Ein Schimmer am Horizont?
Immerhin zeichnen sich langsam erste Fortschritte im Kampf gegen den Pilz ab, der womöglich von südafrikanischen Krallenfröschen stammt: Sie wurden weltweit exportiert, weil man sie früher tatsächlich als Schwangerschaftstest verwendete. Behandelt man aber Frösche zum Beispiel mit bestimmten Bakterien, werden sie immun gegenüber der Krankheit, denn die Mikroben sondern eine Substanz namens Violacein ab, das wie ein Fungizid wirkt.

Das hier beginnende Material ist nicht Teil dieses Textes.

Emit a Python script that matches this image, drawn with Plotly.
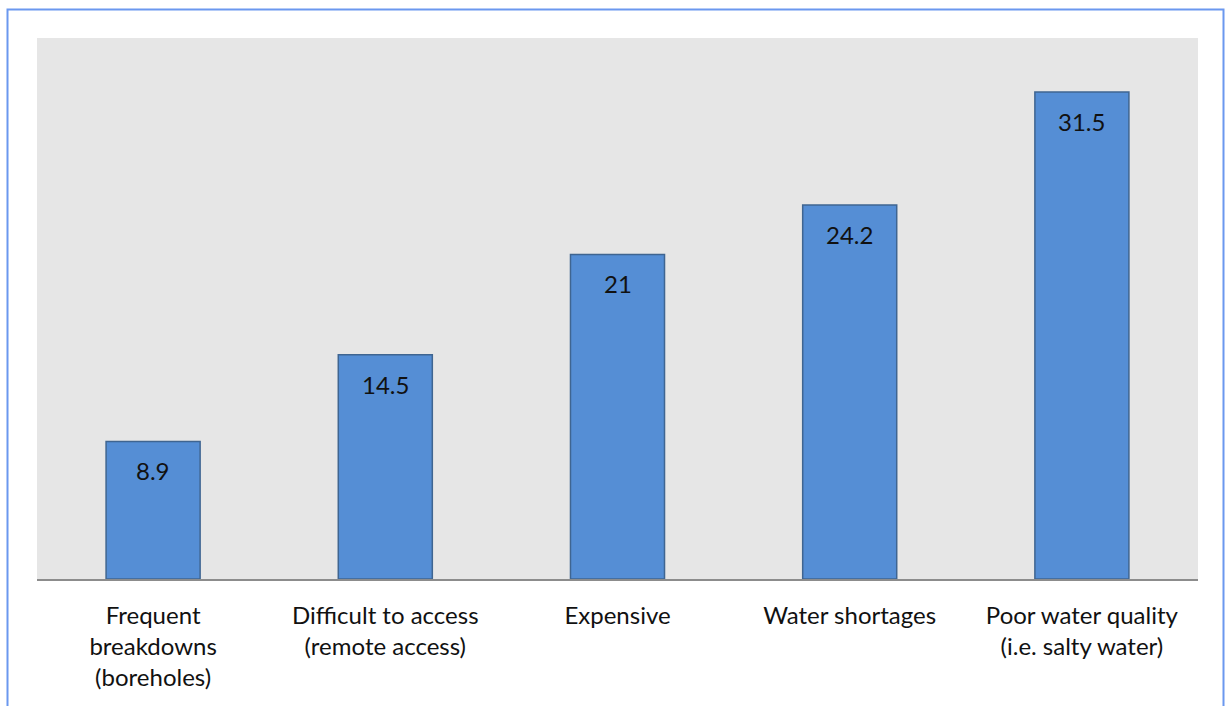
import plotly.graph_objects as go

# Reported problems with water sources (%)
categories = [
    "Frequent<br>breakdowns<br>(boreholes)",
    "Difficult to access<br>(remote access)",
    "Expensive",
    "Water shortages",
    "Poor water quality<br>(i.e. salty water)",
]
values = [8.9, 14.5, 21, 24.2, 31.5]
value_labels = ["8.9", "14.5", "21", "24.2", "31.5"]

FONT = "Lato, 'Open Sans', sans-serif"

fig = go.Figure(
    go.Bar(
        x=categories,
        y=values,
        width=0.405,
        marker=dict(color="#558ed5", line=dict(color="#3f6591", width=1.5)),
        hoverinfo="skip",
    )
)

# value labels just inside the top of each bar
for cat, val, lab in zip(categories, values, value_labels):
    fig.add_annotation(
        x=cat, y=val, text=lab, showarrow=False,
        yanchor="top", yshift=-13,
        font=dict(family=FONT, size=24, color="#111111"),
    )

# outer frame around the chart
fig.add_shape(
    type="rect", xref="paper", yref="paper",
    x0=(7.5 - 37) / 1161, x1=(1223.5 - 37) / 1161,
    y0=-0.5, y1=(579 - 9.5) / 541,
    line=dict(color="#6b98ef", width=2), fillcolor="rgba(0,0,0,0)",
    layer="below",
)

fig.update_layout(
    width=1227, height=706,
    margin=dict(l=37, r=29, t=38, b=127),
    plot_bgcolor="#e6e6e6",
    paper_bgcolor="white",
    showlegend=False,
    bargap=0.595,
    xaxis=dict(
        showline=True, linecolor="#8c8c8c", linewidth=2,
        showgrid=False, ticks="", ticklabelstandoff=14,
        tickfont=dict(family=FONT, size=24, color="#111111"),
        fixedrange=True,
    ),
    yaxis=dict(
        range=[0, 35], visible=False, showgrid=False, fixedrange=True,
    ),
)

fig.write_html("out.html")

Im Labor konnten Forscher um Reid Harris von der James Madison University in Harrisburg Gebirgs-Gelbschenkelfrösche (Rana muscosa) jedenfalls retten, wenn sie diesen vor dem Kontakt mit dem Pilz gezielt die Mikroben verabreichten.
Nun haben Harris und sein Team ihre Studien erweitert und noch mehr Amphibien getestet, ob ihnen die Bakterienkur hilft – mit Erfolg [3]. Der von ihnen ausgewählte Rotrücken-Waldsalamander (Plethodon cinereus) besitzt das Violacein selbst auf seinem Körper, wo es von ihm eigenen Bakterien abgeschieden wird. Als die Biologen den Amphibien dann weitere Violacein-produzierende Mikroben hinzufügten, erhöhte sich die Konzentration des Wirkstoffs stark, die Tiere waren besser geschützt. "Durch diese Beeinflussung können wir also vielleicht die Resistenz der Lurche gegen den Pilz erhöhen und so katastrophale Bestandseinbrüche bei den Amphibien verhindern", kommentiert Doug Woodhams von der Universität Zürich dieses Ergebnis.
Eines ist jedenfalls klar: Gegenmaßnahmen müssen möglichst rasch kommen, denn Amphibien bilden eine der am stärksten gefährdeten Tiergruppen weltweit. Von den rund 6000 Arten ist mindestens ein Drittel im Fortbestand gefährdet. Und Batrachochytrium dendrobatidis breitet sich weiterhin rasend schnell aus – was die Furcht von Froschfreunden wie Kevin Smith nährt: "Es gehen vor allem die ungewöhnlichsten Frösche verloren, die biologisch interessant sind. Batrachochytrium macht die Welt langweiliger."